**Information provided:**
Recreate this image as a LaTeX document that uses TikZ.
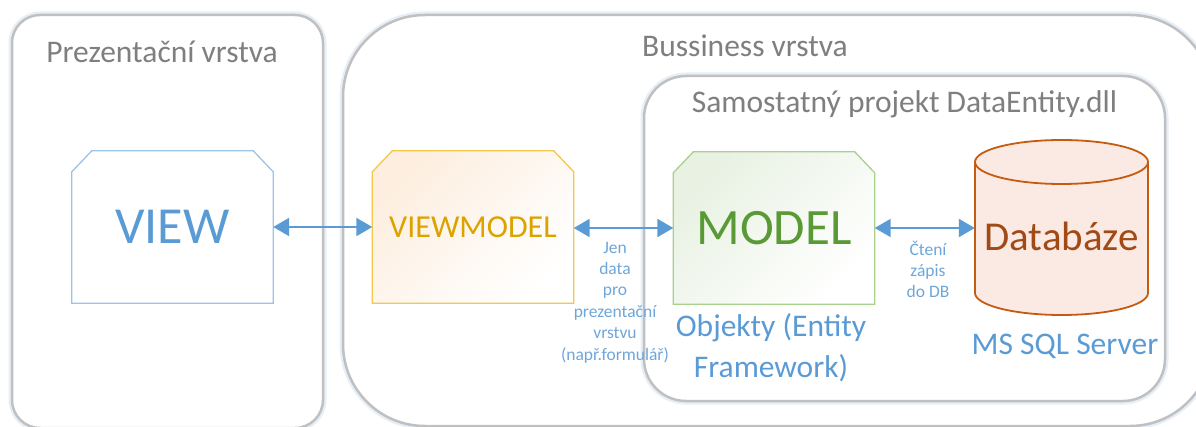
\documentclass[tikz,border=0pt]{standalone}
\usepackage{fontspec}
\setmainfont{Carlito}
\usetikzlibrary{arrows.meta}
\pgfdeclarelayer{background}
\pgfsetlayers{background,main}

\definecolor{panelgray}{HTML}{C0C0C0}
\definecolor{panelglow}{HTML}{E6EEF7}
\definecolor{titlegray}{HTML}{7F7F7F}
\definecolor{linkblue}{HTML}{5B9BD5}
\definecolor{noteblue}{HTML}{6FA6DA}
\definecolor{viewline}{HTML}{9DC3E6}
\definecolor{vmline}{HTML}{F2C94C}
\definecolor{vmtext}{HTML}{DCA300}
\definecolor{vmfill}{HTML}{FDEEDF}
\definecolor{mline}{HTML}{A9D18E}
\definecolor{mtext}{HTML}{5A9A36}
\definecolor{mfill}{HTML}{E8F1E2}
\definecolor{dbline}{HTML}{C55A11}
\definecolor{dbfill}{HTML}{FBEAE3}
\definecolor{dbtext}{HTML}{A14A16}

\newcommand\fsz[2]{\fontsize{#1}{#2}\selectfont}

\tikzset{
  panel/.style={draw=panelgray, line width=2.5pt, fill=white,
    preaction={draw=panelglow, line width=7pt}},
  title/.style={text=titlegray, font=\fsz{31.5pt}{38pt}, anchor=base, inner sep=0pt},
  tier/.style={minimum width=201pt, minimum height=152pt, inner sep=0pt},
  caption/.style={text=linkblue, font=\fsz{31.5pt}{40pt}, align=center, anchor=base, inner sep=0pt},
  note/.style={text=noteblue, font=\fsz{17.5pt}{21.4pt}, align=center, anchor=base, inner sep=0pt},
  link/.style={draw=linkblue, line width=2pt,
    {Triangle[length=16pt,width=18pt]}-{Triangle[length=16pt,width=18pt]}},
}

% outline of a box with both upper corners cut off
\newcommand\chamferbox[3]{%
  \path[draw=#2, line width=1.3pt, #3]
    (#1.south west) -- ([yshift=-21pt]#1.north west) -- ([xshift=20pt]#1.north west)
    -- ([xshift=-20pt]#1.north east) -- ([yshift=-21pt]#1.north east)
    -- (#1.south east) -- cycle;}

\begin{document}
\begin{tikzpicture}[x=1pt, y=-1pt]
\useasboundingbox (0,0) rectangle (1196,427);
\clip (0,0) rectangle (1196,427);

% tiers (text only; their outlines go on the background layer)
\node[tier, text=linkblue, font=\fsz{52pt}{60pt}] (view) at (172.5,227) {VIEW};
\node[tier, text=vmtext, font=\fsz{32pt}{38pt}] (vm) at (473,227) {VIEWMODEL};
\node[tier, text=mtext, font=\fsz{51pt}{60pt}] (model) at (774,228) {MODEL};
\node[minimum width=173pt, minimum height=175pt, inner sep=0pt] (db) at (1061.5,227.5) {};

\begin{pgfonlayer}{background}
  % layer containers
  \draw[panel, rounded corners=28pt] (12,15) rectangle (323,428);
  \draw[panel, rounded corners=82pt] (343,15) rectangle (1212,426);
  \draw[panel, rounded corners=42pt] (644,76) rectangle (1165,401);
  % tier outlines
  \chamferbox{view}{viewline}{fill=white}
  \chamferbox{vm}{vmline}{top color=vmfill, bottom color=white, shading angle=45}
  \chamferbox{model}{mline}{top color=mfill, bottom color=white, shading angle=45}
\end{pgfonlayer}

\node[title] (tPres) at (162,63) {Prezentační vrstva};
\node[title] (tBus) at (745,57) {Bussiness vrstva};
\node[title] (tProj) at (904.5,113) {Samostatný projekt DataEntity.dll};

% database cylinder
\filldraw[fill=dbfill, draw=dbline, line width=1.8pt]
  (975,162) -- (975,293) arc[start angle=180, end angle=0, x radius=86.5, y radius=22]
  -- (1148,162) arc[start angle=0, end angle=-180, x radius=86.5, y radius=22] -- cycle;
\draw[dbline, line width=1.8pt]
  (975,162) arc[start angle=180, end angle=0, x radius=86.5, y radius=22];
\node[text=dbtext, font=\fsz{41pt}{48pt}, anchor=base, inner sep=0pt] (dbname) at (1061.5,251) {Databáze};

% connectors
\draw[link] (view.east) -- (vm.west);
\draw[link] (vm.east |- model.west) -- (model.west);
\draw[link] (model.east) -- (db.west |- model.east);

% notes and captions (base anchor = last line)
\node[note] (n1) at (615,360) {Jen\\data\\pro\\prezentační\\vrstvu\\(např.formulář)};
\node[note] (n2) at (928,298) {Čtení\\zápis\\do DB};
\node[caption] (cap1) at (771,377) {Objekty (Entity\\Framework)};
\node[caption] (cap2) at (1065,355) {MS SQL Server};
\end{tikzpicture}
\end{document}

**Stated goal:**
All of the lines above should be printed exactly, minus the pictures.

**Solution:**
Recreate this image as a LaTeX document that uses TikZ.
\documentclass[tikz,border=0pt]{standalone}
\usepackage{fontspec}
\setmainfont{Carlito}
\usetikzlibrary{arrows.meta}
\pgfdeclarelayer{background}
\pgfsetlayers{background,main}

\definecolor{panelgray}{HTML}{C0C0C0}
\definecolor{panelglow}{HTML}{E6EEF7}
\definecolor{titlegray}{HTML}{7F7F7F}
\definecolor{linkblue}{HTML}{5B9BD5}
\definecolor{noteblue}{HTML}{6FA6DA}
\definecolor{viewline}{HTML}{9DC3E6}
\definecolor{vmline}{HTML}{F2C94C}
\definecolor{vmtext}{HTML}{DCA300}
\definecolor{vmfill}{HTML}{FDEEDF}
\definecolor{mline}{HTML}{A9D18E}
\definecolor{mtext}{HTML}{5A9A36}
\definecolor{mfill}{HTML}{E8F1E2}
\definecolor{dbline}{HTML}{C55A11}
\definecolor{dbfill}{HTML}{FBEAE3}
\definecolor{dbtext}{HTML}{A14A16}

\newcommand\fsz[2]{\fontsize{#1}{#2}\selectfont}

\tikzset{
  panel/.style={draw=panelgray, line width=2.5pt, fill=white,
    preaction={draw=panelglow, line width=7pt}},
  title/.style={text=titlegray, font=\fsz{31.5pt}{38pt}, anchor=base, inner sep=0pt},
  tier/.style={minimum width=201pt, minimum height=152pt, inner sep=0pt},
  caption/.style={text=linkblue, font=\fsz{31.5pt}{40pt}, align=center, anchor=base, inner sep=0pt},
  note/.style={text=noteblue, font=\fsz{17.5pt}{21.4pt}, align=center, anchor=base, inner sep=0pt},
  link/.style={draw=linkblue, line width=2pt,
    {Triangle[length=16pt,width=18pt]}-{Triangle[length=16pt,width=18pt]}},
}

% outline of a box with both upper corners cut off
\newcommand\chamferbox[3]{%
  \path[draw=#2, line width=1.3pt, #3]
    (#1.south west) -- ([yshift=-21pt]#1.north west) -- ([xshift=20pt]#1.north west)
    -- ([xshift=-20pt]#1.north east) -- ([yshift=-21pt]#1.north east)
    -- (#1.south east) -- cycle;}

\begin{document}
\begin{tikzpicture}[x=1pt, y=-1pt]
\useasboundingbox (0,0) rectangle (1196,427);
\clip (0,0) rectangle (1196,427);

% tiers (text only; their outlines go on the background layer)
\node[tier, text=linkblue, font=\fsz{52pt}{60pt}] (view) at (172.5,227) {VIEW};
\node[tier, text=vmtext, font=\fsz{32pt}{38pt}] (vm) at (473,227) {VIEWMODEL};
\node[tier, text=mtext, font=\fsz{51pt}{60pt}] (model) at (774,228) {MODEL};
\node[minimum width=173pt, minimum height=175pt, inner sep=0pt] (db) at (1061.5,227.5) {};

\begin{pgfonlayer}{background}
  % layer containers
  \draw[panel, rounded corners=28pt] (12,15) rectangle (323,428);
  \draw[panel, rounded corners=82pt] (343,15) rectangle (1212,426);
  \draw[panel, rounded corners=42pt] (644,76) rectangle (1165,401);
  % tier outlines
  \chamferbox{view}{viewline}{fill=white}
  \chamferbox{vm}{vmline}{top color=vmfill, bottom color=white, shading angle=45}
  \chamferbox{model}{mline}{top color=mfill, bottom color=white, shading angle=45}
\end{pgfonlayer}

\node[title] (tPres) at (162,63) {Prezentační vrstva};
\node[title] (tBus) at (745,57) {Bussiness vrstva};
\node[title] (tProj) at (904.5,113) {Samostatný projekt DataEntity.dll};

% database cylinder
\filldraw[fill=dbfill, draw=dbline, line width=1.8pt]
  (975,162) -- (975,293) arc[start angle=180, end angle=0, x radius=86.5, y radius=22]
  -- (1148,162) arc[start angle=0, end angle=-180, x radius=86.5, y radius=22] -- cycle;
\draw[dbline, line width=1.8pt]
  (975,162) arc[start angle=180, end angle=0, x radius=86.5, y radius=22];
\node[text=dbtext, font=\fsz{41pt}{48pt}, anchor=base, inner sep=0pt] (dbname) at (1061.5,251) {Databáze};

% connectors
\draw[link] (view.east) -- (vm.west);
\draw[link] (vm.east |- model.west) -- (model.west);
\draw[link] (model.east) -- (db.west |- model.east);

% notes and captions (base anchor = last line)
\node[note] (n1) at (615,360) {Jen\\data\\pro\\prezentační\\vrstvu\\(např.formulář)};
\node[note] (n2) at (928,298) {Čtení\\zápis\\do DB};
\node[caption] (cap1) at (771,377) {Objekty (Entity\\Framework)};
\node[caption] (cap2) at (1065,355) {MS SQL Server};
\end{tikzpicture}
\end{document}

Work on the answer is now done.